The UK can join intrusive EU surveillance schemes including a pan-European network of police facial recognition databases with no need for parliamentary debate or scrutiny, says a new report published by EDRi member Statewatch.

By Statewatch (guest author) · February 2, 2022

The report examines the policing and security provisions of the EU-UK Trade and Cooperation Agreement (TCA), approved by MPs in December 2020 and MEPs in April 2021. The report, Brexit: Goodbye and hello – the new EU-UK security architecture, civil liberties and democratic control, is available here.

Under the TCA, the UK has the ability to opt in to an extension of the ‘Prüm’ system, which enables cross-border searches of national police databases holding biometric and other data; and a system for the mass surveillance and profiling of air passengers, which officials have indicated they are keen to extend to rail, road and sea transport.

In December 2021, the European Commission published proposals to extend Prüm to include police facial recognition databases and “police records”, defined as “any information available in the national register or registers… for the prevention, detection and investigation of criminal offences”.

The report warns that this could cover uncorroborated information as well as data on protesters and campaigners. The EU’s travel surveillance rules, meanwhile, are currently the subject of a legal challenge at the Court of Justice of the EU on privacy and data protection grounds. The evaluation is available here and an accompanying document here. Filings for the case at the CJEU are available here and an assessment of the case here.

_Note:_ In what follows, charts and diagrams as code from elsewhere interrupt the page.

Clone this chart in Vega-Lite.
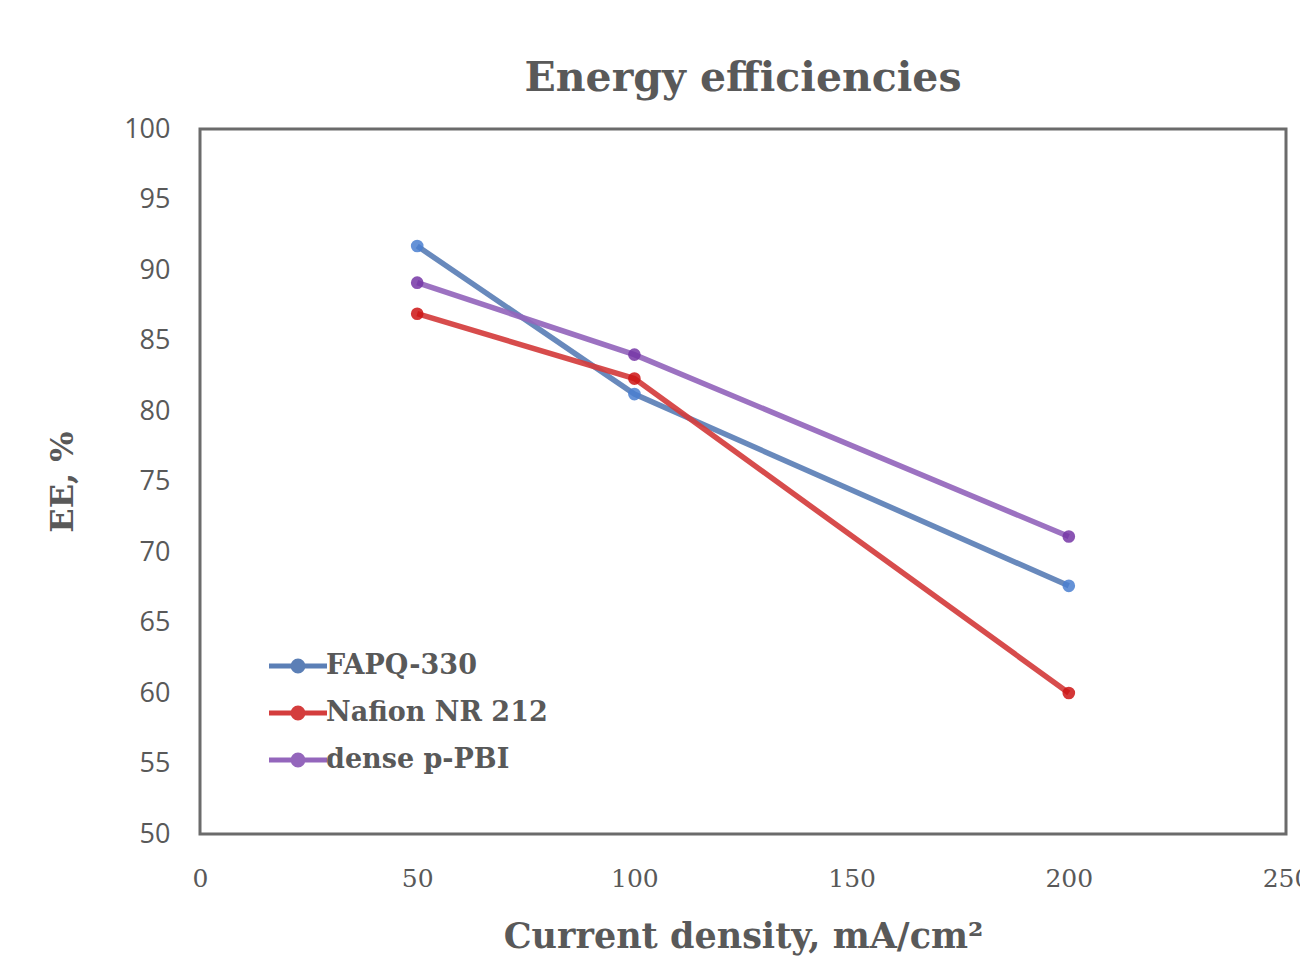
{
  "$schema": "https://vega.github.io/schema/vega-lite/v6.json",
  "width": 1086,
  "height": 705,
  "autosize": {"type": "none"},
  "padding": {"left": 200, "top": 129, "right": 14, "bottom": 127},
  "background": "white",
  "title": {
    "text": "Energy efficiencies",
    "font": "DejaVu Serif",
    "fontSize": 41,
    "fontWeight": "bold",
    "color": "#595959",
    "anchor": "middle",
    "frame": "group",
    "offset": 15
  },
  "config": {
    "view": {"stroke": "#6b6b6b", "strokeWidth": 3},
    "axis": {"grid": false, "domain": false, "ticks": false}
  },
  "data": {
    "values": [
      {"x": 50, "ee": 91.7, "series": "FAPQ-330"},
      {"x": 100, "ee": 81.2, "series": "FAPQ-330"},
      {"x": 200, "ee": 67.6, "series": "FAPQ-330"},
      {"x": 50, "ee": 86.9, "series": "Nafion NR 212"},
      {"x": 100, "ee": 82.3, "series": "Nafion NR 212"},
      {"x": 200, "ee": 60.0, "series": "Nafion NR 212"},
      {"x": 50, "ee": 89.1, "series": "dense p-PBI"},
      {"x": 100, "ee": 84.0, "series": "dense p-PBI"},
      {"x": 200, "ee": 71.1, "series": "dense p-PBI"}
    ]
  },
  "encoding": {
    "x": {
      "field": "x", "type": "quantitative",
      "scale": {"domain": [0, 250], "nice": false},
      "axis": {
        "values": [0, 50, 100, 150, 200, 250],
        "title": "Current density, mA/cm²",
        "titleFont": "DejaVu Serif", "titleFontSize": 35, "titleFontWeight": "bold", "titleColor": "#595959",
        "titlePadding": 28,
        "labelFont": "DejaVu Serif", "labelFontSize": 25, "labelColor": "#595959", "labelPadding": 32,
        "labelOverlap": false, "labelFlush": false
      }
    },
    "y": {
      "field": "ee", "type": "quantitative",
      "scale": {"domain": [50, 100], "nice": false, "zero": false},
      "axis": {
        "values": [50, 55, 60, 65, 70, 75, 80, 85, 90, 95, 100],
        "title": "EE, %",
        "titleFont": "DejaVu Serif", "titleFontSize": 32, "titleFontWeight": "bold", "titleColor": "#595959",
        "titlePadding": 44,
        "labelFont": "Open Sans", "labelFontSize": 27, "labelColor": "#595959", "labelPadding": 30,
        "labelOverlap": false, "labelFlush": false
      }
    }
  },
  "layer": [
    {
      "mark": {"type": "line", "strokeWidth": 5.5, "strokeOpacity": 0.92},
      "encoding": {
        "color": {
          "field": "series", "type": "nominal",
          "scale": {"domain": ["FAPQ-330", "Nafion NR 212", "dense p-PBI"], "range": ["#5b7fb6", "#d43d3d", "#9466bc"]},
          "legend": {
            "title": null,
            "orient": "none",
            "legendX": 81,
            "legendY": 520,
            "padding": 0,
            "symbolType": "M-2,0H2M-0.34,0A0.34,0.34,0,1,1,0.34,0A0.34,0.34,0,1,1,-0.34,0Z",
            "symbolSize": 841,
            "symbolStrokeWidth": 5,
            "labelFont": "DejaVu Serif", "labelFontSize": 27, "labelFontWeight": "bold", "labelColor": "#595959",
            "labelOffset": 11,
            "rowPadding": 15,
            "labelLimit": 400,
            "encode": {"symbols": {"update": {"fill": {"scale": "color", "field": "value"}, "fillOpacity": {"value": 1}}}}
          }
        }
      }
    },
    {
      "mark": {"type": "point", "filled": true, "size": 160, "opacity": 0.85},
      "encoding": {
        "fill": {
          "field": "series", "type": "nominal",
          "scale": {"domain": ["FAPQ-330", "Nafion NR 212", "dense p-PBI"], "range": ["#4a7fd0", "#cc1414", "#7636a6"]},
          "legend": null
        }
      }
    }
  ]
}
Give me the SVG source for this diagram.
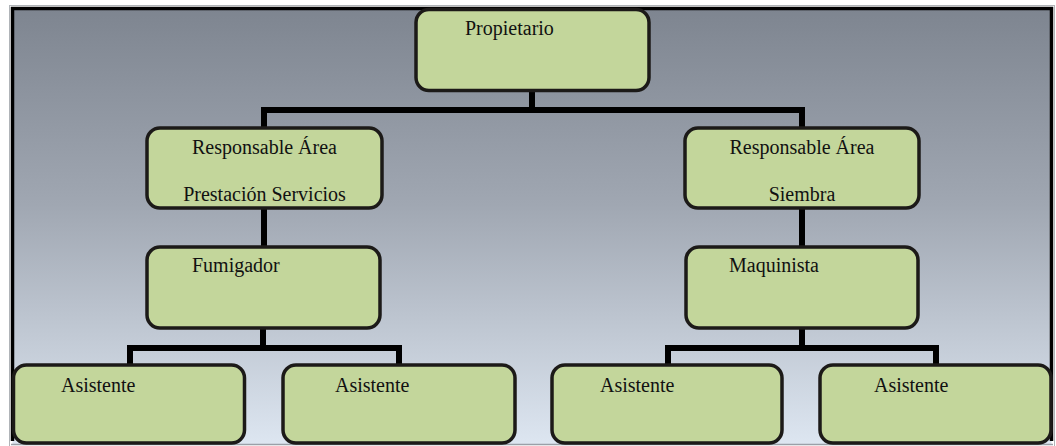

Decisions on whether to join extended versions of these schemes do not explicitly require parliamentary scrutiny or approval, warns the report, which explains how the legislation implementing the TCA grants the Home Secretary the power to alter the travel surveillance rules via secondary legislation, should any changes be made by the EU.

The UK’s rules on participation in the Prüm system may also be altered by secondary legislation. The report explains how, in 2019, without consulting parliament, the previous Conservative government removed safeguards to allow EU police forces to search DNA profiles gathered by police forces from suspects as well as people convicted of criminal offences. Parliament had previously agreed to UK participation in the system, provided that suspects’ data would be excluded from such searches, due to their civil liberties implications.

The TCA’s mechanisms for transparency and oversight of police and security cooperation are weak, says the report, which highlights that the UK government has so far shown little enthusiasm for either establishing a joint assembly between the Westminster and European parliaments – as required by the TCA – or for providing meaningful responses to members of the House of Lords who have sought further information on the new arrangements.

Tony Bunyan, Director Emeritus of Statewatch and a co-author of the report, said:

“The British state is one of the oldest ex-imperialist powers and is well versed in coping with the winds of change.

The UK walked out of the front door of a highly secretive EU only to reappear through the back door into an even more secretive permanent institution – the Partnership Council – in which the UK expects to expand its role over time.

It is Statewatch’s responsibility to track its every move and call it to account.”

Chris Jones, Executive Director of Statewatch and a co-author of the report, said:

“Many of the policing and security arrangements set out in the Trade and Cooperation Agreement do not take back control for anyone but government and state officials, which fits neatly with the current government’s plans to eliminate accountability measures and rights protections.

It seems unlikely that those who voted for Brexit were hoping for secretive new institutions that can sign the UK up for continent-wide surveillance systems with no democratic scrutiny.

Parliamentarians and the public must start asking hard questions of the government, which needs to go above and beyond the paltry transparency requirements set out in the TCA. The EU’s plan for a network of police facial recognition databases must be halted, and the UK should have no part in any such scheme.”